▼

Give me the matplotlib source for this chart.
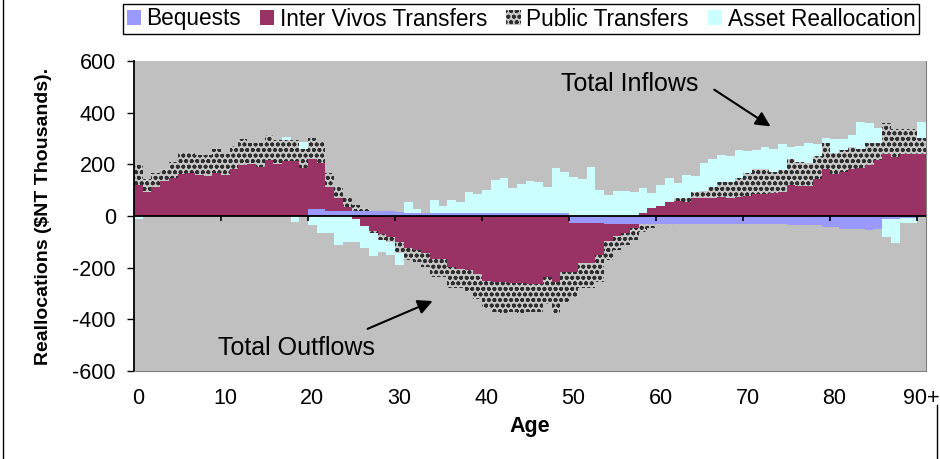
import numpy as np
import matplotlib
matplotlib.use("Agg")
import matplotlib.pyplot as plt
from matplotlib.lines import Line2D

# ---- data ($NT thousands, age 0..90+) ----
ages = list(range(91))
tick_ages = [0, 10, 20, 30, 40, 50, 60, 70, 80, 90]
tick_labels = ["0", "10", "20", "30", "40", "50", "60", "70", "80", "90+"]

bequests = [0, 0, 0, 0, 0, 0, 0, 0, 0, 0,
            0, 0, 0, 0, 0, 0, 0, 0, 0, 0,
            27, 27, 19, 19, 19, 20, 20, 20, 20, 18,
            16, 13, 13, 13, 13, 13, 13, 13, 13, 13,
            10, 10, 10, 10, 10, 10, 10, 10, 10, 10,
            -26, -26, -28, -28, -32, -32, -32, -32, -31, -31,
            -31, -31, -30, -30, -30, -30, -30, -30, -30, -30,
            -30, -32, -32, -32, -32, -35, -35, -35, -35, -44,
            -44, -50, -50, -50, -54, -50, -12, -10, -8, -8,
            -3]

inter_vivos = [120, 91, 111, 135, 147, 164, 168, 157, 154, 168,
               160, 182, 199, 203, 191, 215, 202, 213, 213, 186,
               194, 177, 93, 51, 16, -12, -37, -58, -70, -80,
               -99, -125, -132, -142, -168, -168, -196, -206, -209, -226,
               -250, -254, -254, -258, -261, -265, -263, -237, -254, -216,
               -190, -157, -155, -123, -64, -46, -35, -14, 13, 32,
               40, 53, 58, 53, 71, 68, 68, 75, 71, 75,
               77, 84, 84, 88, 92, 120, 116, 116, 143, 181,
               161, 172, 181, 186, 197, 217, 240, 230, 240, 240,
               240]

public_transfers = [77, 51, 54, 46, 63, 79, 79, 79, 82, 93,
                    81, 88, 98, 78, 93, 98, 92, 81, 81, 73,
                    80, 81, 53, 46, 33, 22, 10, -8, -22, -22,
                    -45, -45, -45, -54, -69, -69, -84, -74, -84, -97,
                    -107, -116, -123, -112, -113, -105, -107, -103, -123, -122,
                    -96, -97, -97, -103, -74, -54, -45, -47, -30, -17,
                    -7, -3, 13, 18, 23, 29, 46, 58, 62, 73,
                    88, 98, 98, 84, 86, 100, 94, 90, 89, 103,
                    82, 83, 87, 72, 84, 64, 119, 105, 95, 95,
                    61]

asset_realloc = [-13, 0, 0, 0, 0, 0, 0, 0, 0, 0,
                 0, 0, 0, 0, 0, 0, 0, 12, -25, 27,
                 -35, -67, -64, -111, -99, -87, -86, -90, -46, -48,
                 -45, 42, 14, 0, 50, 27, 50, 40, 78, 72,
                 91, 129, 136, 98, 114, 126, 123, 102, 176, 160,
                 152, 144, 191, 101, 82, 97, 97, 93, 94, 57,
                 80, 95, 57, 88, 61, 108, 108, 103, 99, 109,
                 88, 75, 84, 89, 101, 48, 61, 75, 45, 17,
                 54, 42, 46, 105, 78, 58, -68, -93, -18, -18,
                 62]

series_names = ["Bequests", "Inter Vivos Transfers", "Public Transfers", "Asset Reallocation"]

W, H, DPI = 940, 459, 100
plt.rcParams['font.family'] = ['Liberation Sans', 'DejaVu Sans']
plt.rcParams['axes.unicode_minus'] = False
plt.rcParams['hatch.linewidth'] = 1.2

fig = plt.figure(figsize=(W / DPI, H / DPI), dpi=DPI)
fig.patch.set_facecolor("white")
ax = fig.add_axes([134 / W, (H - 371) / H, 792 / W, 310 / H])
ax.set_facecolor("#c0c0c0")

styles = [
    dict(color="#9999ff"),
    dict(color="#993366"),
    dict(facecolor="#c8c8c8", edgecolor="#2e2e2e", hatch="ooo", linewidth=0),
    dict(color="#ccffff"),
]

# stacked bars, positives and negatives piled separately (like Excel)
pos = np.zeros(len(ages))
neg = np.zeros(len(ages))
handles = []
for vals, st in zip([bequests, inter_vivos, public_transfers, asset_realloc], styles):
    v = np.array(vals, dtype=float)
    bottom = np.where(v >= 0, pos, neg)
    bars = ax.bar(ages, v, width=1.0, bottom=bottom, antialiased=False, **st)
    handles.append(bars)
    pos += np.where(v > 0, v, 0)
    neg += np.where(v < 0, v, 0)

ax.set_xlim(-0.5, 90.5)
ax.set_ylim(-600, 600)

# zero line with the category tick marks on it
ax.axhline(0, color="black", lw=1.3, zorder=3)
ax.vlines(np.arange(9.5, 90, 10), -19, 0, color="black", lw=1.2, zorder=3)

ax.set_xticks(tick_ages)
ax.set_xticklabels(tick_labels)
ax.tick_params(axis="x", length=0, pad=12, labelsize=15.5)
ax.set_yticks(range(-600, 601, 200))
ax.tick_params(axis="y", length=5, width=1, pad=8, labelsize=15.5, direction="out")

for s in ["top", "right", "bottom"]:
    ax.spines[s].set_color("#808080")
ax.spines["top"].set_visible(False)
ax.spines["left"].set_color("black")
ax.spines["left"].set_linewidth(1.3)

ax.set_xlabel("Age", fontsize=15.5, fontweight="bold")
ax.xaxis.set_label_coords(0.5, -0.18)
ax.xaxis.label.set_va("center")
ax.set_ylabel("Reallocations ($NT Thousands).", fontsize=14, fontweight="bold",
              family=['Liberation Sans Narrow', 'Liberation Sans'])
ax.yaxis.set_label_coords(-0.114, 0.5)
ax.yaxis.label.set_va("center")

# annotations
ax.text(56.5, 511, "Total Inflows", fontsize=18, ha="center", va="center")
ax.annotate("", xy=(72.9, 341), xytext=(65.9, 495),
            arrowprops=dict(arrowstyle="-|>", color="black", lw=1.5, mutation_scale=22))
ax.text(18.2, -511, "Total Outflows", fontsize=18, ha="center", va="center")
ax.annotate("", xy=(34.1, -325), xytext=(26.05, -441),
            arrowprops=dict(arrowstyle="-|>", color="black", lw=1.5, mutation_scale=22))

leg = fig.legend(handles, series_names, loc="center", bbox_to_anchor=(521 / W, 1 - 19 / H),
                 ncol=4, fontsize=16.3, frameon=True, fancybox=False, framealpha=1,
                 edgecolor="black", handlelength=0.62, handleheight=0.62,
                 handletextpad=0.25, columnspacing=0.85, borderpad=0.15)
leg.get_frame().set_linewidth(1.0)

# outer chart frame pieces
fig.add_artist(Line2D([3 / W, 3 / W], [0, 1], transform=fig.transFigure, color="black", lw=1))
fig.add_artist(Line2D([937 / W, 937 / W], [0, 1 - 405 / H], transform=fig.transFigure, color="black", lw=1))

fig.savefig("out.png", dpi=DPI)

▲

Pick out all lines containing the string "matplotlib".

### Completed exercise
Give me the matplotlib source for this chart.
import matplotlib
matplotlib.use("Agg")
import matplotlib.pyplot as plt
from matplotlib.lines import Line2D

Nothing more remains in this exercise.